Exercise task:
Below is a listing to write out in full, exactly as given, without its pictures.
=-=-=
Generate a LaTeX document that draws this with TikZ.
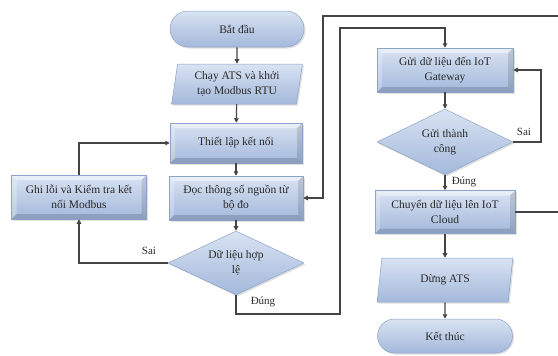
\documentclass[tikz,border=0pt]{standalone}
\usepackage{fontspec}
\setmainfont{Liberation Serif}
\newfontfamily\diagserif{Liberation Serif}
\usetikzlibrary{shapes.geometric,shapes.misc,arrows.meta,shadows,calc}
\definecolor{boxtop}{HTML}{D9E3F2}
\definecolor{boxbot}{HTML}{A3B8DB}
\definecolor{boxline}{HTML}{8DA3C9}
\definecolor{conn}{HTML}{444444}
\definecolor{txt}{HTML}{2A2A2A}
\begin{document}
\begin{tikzpicture}[x=1pt,y=-1pt,
  base/.style={top color=boxtop, bottom color=boxbot, draw=boxline, line width=0.5pt,
    text=txt, font=\diagserif\fontsize{11.5}{14.5}\selectfont, align=center, inner sep=0pt,
    drop shadow={shadow xshift=1.5pt,shadow yshift=-1.5pt,opacity=.25}},
  bevelbox/.style={base, rectangle, path picture={
    \fill[white,opacity=.45] (path picture bounding box.north west) -- (path picture bounding box.north east)
      -- ([shift={(-5pt,-5pt)}]path picture bounding box.north east) -- ([shift={(5pt,-5pt)}]path picture bounding box.north west) -- cycle;
    \fill[boxline!60!black,opacity=.3] (path picture bounding box.south west) -- (path picture bounding box.south east)
      -- ([shift={(-5pt,5pt)}]path picture bounding box.south east) -- ([shift={(5pt,5pt)}]path picture bounding box.south west) -- cycle;
    \fill[white,opacity=.25] (path picture bounding box.north west) -- ([shift={(5pt,-5pt)}]path picture bounding box.north west)
      -- ([shift={(5pt,5pt)}]path picture bounding box.south west) -- (path picture bounding box.south west) -- cycle;
    \fill[black,opacity=.12] (path picture bounding box.north east) -- ([shift={(-5pt,-5pt)}]path picture bounding box.north east)
      -- ([shift={(-5pt,5pt)}]path picture bounding box.south east) -- (path picture bounding box.south east) -- cycle;
  }},
  stadium/.style={base, rounded rectangle},
  iobox/.style={base, trapezium, trapezium left angle=80, trapezium right angle=100, trapezium stretches=true},
  decision/.style={base, diamond, aspect=2},
  arr/.style={draw=conn, line width=1.2pt, -{Triangle[length=4.5pt,width=4.5pt]}},
  lbl/.style={text=txt, font=\diagserif\fontsize{11}{13}\selectfont, inner sep=0pt}
]
\path[use as bounding box, fill=white] (0,0) rectangle (558,356);

% left column
\node[stadium, minimum width=134, minimum height=36] (start) at (237,29) {Bắt đầu};
\node[iobox, minimum width=132, minimum height=40] (init) at (237,84) {Chạy ATS và khởi\\tạo Modbus RTU};
\node[bevelbox, minimum width=132, minimum height=40] (setup) at (236,143) {Thiết lập kết nối};
\node[bevelbox, minimum width=134, minimum height=44] (read) at (236,198) {Đọc thông số nguồn từ\\bộ đo};
\node[decision, minimum width=136, minimum height=64] (valid) at (236,263) {Dữ liệu hợp\\lệ};
\node[bevelbox, minimum width=135, minimum height=44] (err) at (79,197) {Ghi lỗi và Kiểm tra kết\\nối Modbus};

% right column
\node[bevelbox, minimum width=136, minimum height=44] (gw) at (445,70) {Gửi dữ liệu đến IoT\\Gateway};
\node[decision, minimum width=136, minimum height=66] (ok) at (445,142) {Gửi thành\\công};
\node[bevelbox, minimum width=140, minimum height=43] (cloud) at (445,212) {Chuyển dữ liệu lên IoT\\Cloud};
\node[iobox, minimum width=136, minimum height=44] (stop) at (445,280) {Dừng ATS};
\node[stadium, minimum width=135, minimum height=34] (end) at (445,336) {Kết thúc};

% helper coordinates
\coordinate (d1) at (340,314);
\coordinate (d2) at (340,28);
\coordinate (r2) at (564,16);
\coordinate (r3) at (323,16);
\coordinate (s2) at (541,70);

% connectors
\draw[arr] (start) -- (init);
\draw[arr] (init) -- (setup);
\draw[arr] (setup) -- (read);
\draw[arr] (read) -- (valid);
\draw[arr] (valid.west) -| (err.south);
\draw[arr] (err.north) |- (setup.west);
\draw[arr] (valid.south) |- (d1) -- (d2) -| (gw.north);
\draw[arr] (gw) -- (ok);
\draw[arr] (ok.east) -| (s2) -- (gw.east);
\draw[arr] (ok) -- (cloud);
\draw[arr] (cloud.east) -| (r2) -- (r3) |- (read.east);
\draw[arr] (cloud) -- (stop);
\draw[arr] (stop) -- (end);

% labels
\node[lbl] (lsai1) at (149,251) {Sai};
\node[lbl] (ldung1) at (263,302) {Đúng};
\node[lbl] (lsai2) at (524,132) {Sai};
\node[lbl] (ldung2) at (464,182) {Đúng};
\end{tikzpicture}
\end{document}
=-=-=
The output:
Generate a LaTeX document that draws this with TikZ.
\documentclass[tikz,border=0pt]{standalone}
\usepackage{fontspec}
\setmainfont{Liberation Serif}
\newfontfamily\diagserif{Liberation Serif}
\usetikzlibrary{shapes.geometric,shapes.misc,arrows.meta,shadows,calc}
\definecolor{boxtop}{HTML}{D9E3F2}
\definecolor{boxbot}{HTML}{A3B8DB}
\definecolor{boxline}{HTML}{8DA3C9}
\definecolor{conn}{HTML}{444444}
\definecolor{txt}{HTML}{2A2A2A}
\begin{document}
\begin{tikzpicture}[x=1pt,y=-1pt,
  base/.style={top color=boxtop, bottom color=boxbot, draw=boxline, line width=0.5pt,
    text=txt, font=\diagserif\fontsize{11.5}{14.5}\selectfont, align=center, inner sep=0pt,
    drop shadow={shadow xshift=1.5pt,shadow yshift=-1.5pt,opacity=.25}},
  bevelbox/.style={base, rectangle, path picture={
    \fill[white,opacity=.45] (path picture bounding box.north west) -- (path picture bounding box.north east)
      -- ([shift={(-5pt,-5pt)}]path picture bounding box.north east) -- ([shift={(5pt,-5pt)}]path picture bounding box.north west) -- cycle;
    \fill[boxline!60!black,opacity=.3] (path picture bounding box.south west) -- (path picture bounding box.south east)
      -- ([shift={(-5pt,5pt)}]path picture bounding box.south east) -- ([shift={(5pt,5pt)}]path picture bounding box.south west) -- cycle;
    \fill[white,opacity=.25] (path picture bounding box.north west) -- ([shift={(5pt,-5pt)}]path picture bounding box.north west)
      -- ([shift={(5pt,5pt)}]path picture bounding box.south west) -- (path picture bounding box.south west) -- cycle;
    \fill[black,opacity=.12] (path picture bounding box.north east) -- ([shift={(-5pt,-5pt)}]path picture bounding box.north east)
      -- ([shift={(-5pt,5pt)}]path picture bounding box.south east) -- (path picture bounding box.south east) -- cycle;
  }},
  stadium/.style={base, rounded rectangle},
  iobox/.style={base, trapezium, trapezium left angle=80, trapezium right angle=100, trapezium stretches=true},
  decision/.style={base, diamond, aspect=2},
  arr/.style={draw=conn, line width=1.2pt, -{Triangle[length=4.5pt,width=4.5pt]}},
  lbl/.style={text=txt, font=\diagserif\fontsize{11}{13}\selectfont, inner sep=0pt}
]
\path[use as bounding box, fill=white] (0,0) rectangle (558,356);

% left column
\node[stadium, minimum width=134, minimum height=36] (start) at (237,29) {Bắt đầu};
\node[iobox, minimum width=132, minimum height=40] (init) at (237,84) {Chạy ATS và khởi\\tạo Modbus RTU};
\node[bevelbox, minimum width=132, minimum height=40] (setup) at (236,143) {Thiết lập kết nối};
\node[bevelbox, minimum width=134, minimum height=44] (read) at (236,198) {Đọc thông số nguồn từ\\bộ đo};
\node[decision, minimum width=136, minimum height=64] (valid) at (236,263) {Dữ liệu hợp\\lệ};
\node[bevelbox, minimum width=135, minimum height=44] (err) at (79,197) {Ghi lỗi và Kiểm tra kết\\nối Modbus};

% right column
\node[bevelbox, minimum width=136, minimum height=44] (gw) at (445,70) {Gửi dữ liệu đến IoT\\Gateway};
\node[decision, minimum width=136, minimum height=66] (ok) at (445,142) {Gửi thành\\công};
\node[bevelbox, minimum width=140, minimum height=43] (cloud) at (445,212) {Chuyển dữ liệu lên IoT\\Cloud};
\node[iobox, minimum width=136, minimum height=44] (stop) at (445,280) {Dừng ATS};
\node[stadium, minimum width=135, minimum height=34] (end) at (445,336) {Kết thúc};

% helper coordinates
\coordinate (d1) at (340,314);
\coordinate (d2) at (340,28);
\coordinate (r2) at (564,16);
\coordinate (r3) at (323,16);
\coordinate (s2) at (541,70);

% connectors
\draw[arr] (start) -- (init);
\draw[arr] (init) -- (setup);
\draw[arr] (setup) -- (read);
\draw[arr] (read) -- (valid);
\draw[arr] (valid.west) -| (err.south);
\draw[arr] (err.north) |- (setup.west);
\draw[arr] (valid.south) |- (d1) -- (d2) -| (gw.north);
\draw[arr] (gw) -- (ok);
\draw[arr] (ok.east) -| (s2) -- (gw.east);
\draw[arr] (ok) -- (cloud);
\draw[arr] (cloud.east) -| (r2) -- (r3) |- (read.east);
\draw[arr] (cloud) -- (stop);
\draw[arr] (stop) -- (end);

% labels
\node[lbl] (lsai1) at (149,251) {Sai};
\node[lbl] (ldung1) at (263,302) {Đúng};
\node[lbl] (lsai2) at (524,132) {Sai};
\node[lbl] (ldung2) at (464,182) {Đúng};
\end{tikzpicture}
\end{document}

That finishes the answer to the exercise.